Data section
+++
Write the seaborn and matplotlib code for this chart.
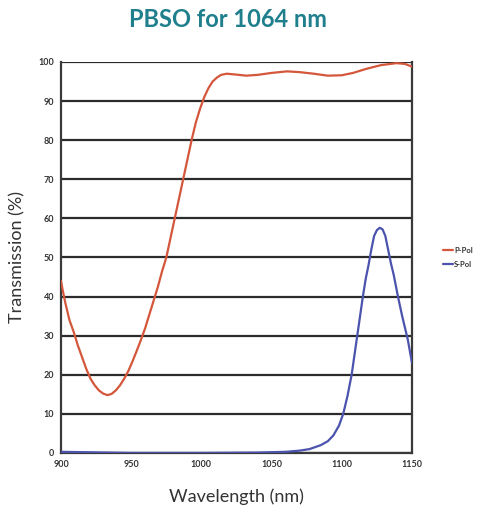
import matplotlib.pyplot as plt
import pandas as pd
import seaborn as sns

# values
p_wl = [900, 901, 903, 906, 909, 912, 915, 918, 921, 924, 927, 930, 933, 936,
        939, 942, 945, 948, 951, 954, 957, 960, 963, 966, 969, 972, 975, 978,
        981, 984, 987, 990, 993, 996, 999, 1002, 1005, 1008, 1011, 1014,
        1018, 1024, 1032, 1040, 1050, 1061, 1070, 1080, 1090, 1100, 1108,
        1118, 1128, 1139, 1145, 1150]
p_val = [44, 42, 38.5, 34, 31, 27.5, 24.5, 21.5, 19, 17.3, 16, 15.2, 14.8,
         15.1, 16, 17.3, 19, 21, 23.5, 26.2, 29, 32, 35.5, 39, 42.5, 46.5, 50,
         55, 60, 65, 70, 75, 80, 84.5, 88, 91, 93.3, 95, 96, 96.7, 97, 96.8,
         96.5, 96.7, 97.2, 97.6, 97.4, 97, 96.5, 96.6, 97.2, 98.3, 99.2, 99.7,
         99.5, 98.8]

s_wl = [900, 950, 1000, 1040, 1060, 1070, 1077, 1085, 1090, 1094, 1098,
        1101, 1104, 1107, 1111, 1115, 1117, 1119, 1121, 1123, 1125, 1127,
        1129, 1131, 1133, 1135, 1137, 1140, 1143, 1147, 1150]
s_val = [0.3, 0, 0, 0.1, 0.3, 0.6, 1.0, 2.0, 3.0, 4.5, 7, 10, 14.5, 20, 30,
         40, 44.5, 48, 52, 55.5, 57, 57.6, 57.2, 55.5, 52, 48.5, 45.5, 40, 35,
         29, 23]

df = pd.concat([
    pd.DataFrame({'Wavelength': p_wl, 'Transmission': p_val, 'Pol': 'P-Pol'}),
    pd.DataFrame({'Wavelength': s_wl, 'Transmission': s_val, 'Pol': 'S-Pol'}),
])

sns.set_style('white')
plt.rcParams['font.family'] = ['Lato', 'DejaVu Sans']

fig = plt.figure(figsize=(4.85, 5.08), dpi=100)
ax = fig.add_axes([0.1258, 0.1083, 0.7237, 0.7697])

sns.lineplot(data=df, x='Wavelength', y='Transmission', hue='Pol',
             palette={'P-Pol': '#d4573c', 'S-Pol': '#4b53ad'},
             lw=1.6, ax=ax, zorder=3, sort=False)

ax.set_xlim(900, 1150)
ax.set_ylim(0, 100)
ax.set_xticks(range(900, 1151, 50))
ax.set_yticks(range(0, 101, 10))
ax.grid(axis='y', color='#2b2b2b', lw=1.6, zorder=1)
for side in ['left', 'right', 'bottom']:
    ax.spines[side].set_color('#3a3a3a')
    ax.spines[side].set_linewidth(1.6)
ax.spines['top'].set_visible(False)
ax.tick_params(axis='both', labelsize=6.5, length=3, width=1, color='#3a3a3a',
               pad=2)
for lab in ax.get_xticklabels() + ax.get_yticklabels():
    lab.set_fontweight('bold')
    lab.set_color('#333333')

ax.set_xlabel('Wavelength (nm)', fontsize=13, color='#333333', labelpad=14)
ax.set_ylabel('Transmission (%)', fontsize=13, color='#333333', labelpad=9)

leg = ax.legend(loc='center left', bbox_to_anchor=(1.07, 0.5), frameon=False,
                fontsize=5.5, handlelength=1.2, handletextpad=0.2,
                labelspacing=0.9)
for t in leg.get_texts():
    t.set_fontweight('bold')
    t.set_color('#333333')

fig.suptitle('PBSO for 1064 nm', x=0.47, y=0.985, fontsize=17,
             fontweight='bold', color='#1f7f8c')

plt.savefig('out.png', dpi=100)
+++
To do
Reply with nothing but the number of lines in the data above that contain "matplotlib".

Written solution
2